If you want to suggest something for them to get involved in, try to pick a weekend when you are meeting with a vendor, doing a menu tasting, etc, if you don't mind having their opinion, and inviting them to visit. My MIL had never met my parents when we got engaged, so she flew down to go menu tasting with us and look at hotels for the room block. She ended up planning a rehearsal dinner while she was there, but that wasn't prompted by me.
My Future in laws live out of state. During the venue search, I'd send FMIL emails with links and updates as we visited. They're taking care of the rehearsal dinner. And I also planned dress shopping for when she could come down. Of course, I love my FMIL and feel we have a pretty good relationship so I wanted her to be apart of all of that. She prompted the rehearsal dinner planning herself.
Mine are out-of-state as well. All that I care about is them being able to fly in for the wedding! That being said, I will probably see if my FMIL is interested in or willing to help out with some set-up tasks at the actual wedding, and we'll probably do a late engagement party at my future in-laws' place next spring so that we can still celebrate with some of my FH's extended family that probably won't be flying out for the wedding.

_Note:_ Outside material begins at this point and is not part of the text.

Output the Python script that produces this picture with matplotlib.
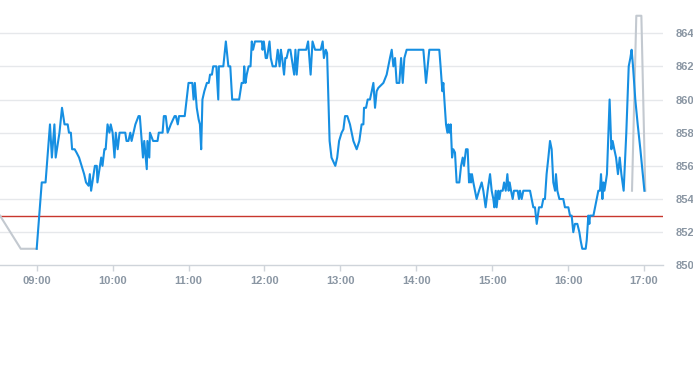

Mine are out of state. They aren’t doing anything, and I didn’t expect they would do anything. My mom could be a million miles away and still want to do stuff so it really depends on the person. You or your fiancé could ask if they want to do anything but I’d be careful to word it like you’re not asking for money (because you shouldn’t be). My future mil drove up for a venue tour 🤦🏼♀️ (Long story, we weren’t even engaged yet and she made me go look at a venue) And for dress shopping. The next wedding related thing I will see her at is my bridal shower.